Furthermore, the market is distracted. I see people like Emma Blackwood covering the latest institutional moves into digital assets, and that's fine for her world. But while everyone is chasing shiny new things, the foundational asset of the global economy—crude oil—is being ignored. When the price at the pump doubles, that's all anyone will be talking about. Hard assets are king when supply chains break. This is a lesson I learned the hard way when I blew up my first account on a nat gas trade years ago. You don't bet against physical scarcity.
I'm not just watching this; I'm trading it. Talk is cheap. Here's my position in WTI Crude (CL1!):
- Entry: My core position is long from an average price of $92.50.

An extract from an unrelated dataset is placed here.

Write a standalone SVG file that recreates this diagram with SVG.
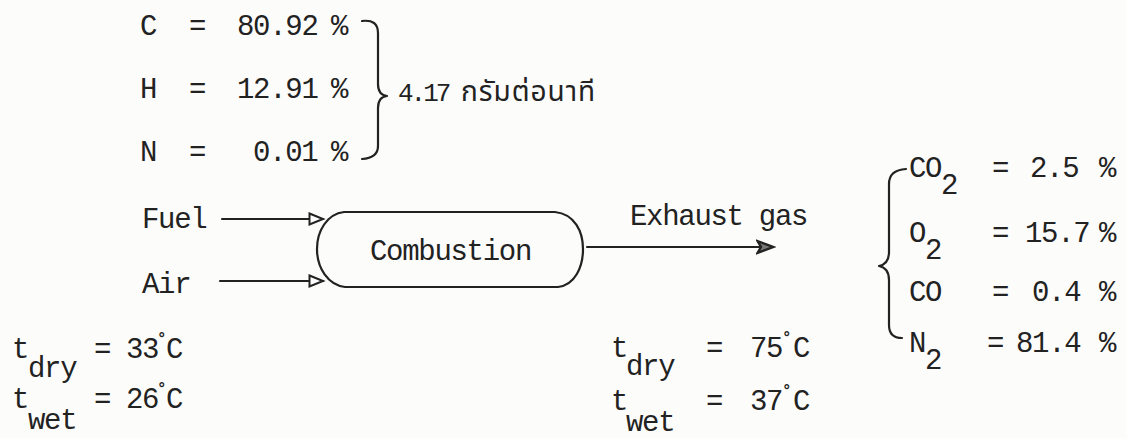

- First Target: Taking partial profits at $115.00, which I expect we'll see within the next 2-3 weeks.
- Shock Target: If Hormuz remains closed for over a month, $140.00 is my conservative target. It could go vertical.
- Stop-Loss: I've already moved my stop up to $98.00. This is now a risk-free trade for me.
For those looking for futures trading strategies for beginners, this is a textbook example of a catalyst-driven trade. The key is managing your size. The volatility will be insane. Use a smaller position than you think you need. I checked the COT report that just dropped this afternoon—the Managed Money (speculator) long position is still relatively light. There is a mountain of dry powder on the sidelines waiting to chase this higher. The pain trade is up.
No trade is a sure thing. My thesis gets incinerated if a diplomatic breakthrough happens this weekend and the Strait of Hormuz reopens. If that happens, oil will gap down Sunday night, and my trailing stop at $98.00 will likely get hit. It's a risk I'm paid to take, and given the geopolitical situation, I assess the probability as low. The other risk is a sudden, sharp global recession that crushes demand, but that's a much slower-moving threat. The supply shock is immediate. The biggest risk isn't being wrong on the direction; it's being under-capitalized for the volatility that's coming.
The market is pricing oil for a world with open shipping lanes. That world ended last week. The repricing will be violent and unforgiving.
The consensus is wrong. The data they're watching is old news. The physical market is screaming a warning, and almost no one is listening. They will be soon. So, I'll leave you with this question: Everyone is focused on the supply shock, but what about the demand destruction that follows? With energy prices set to double, which major economy breaks first: Europe or China?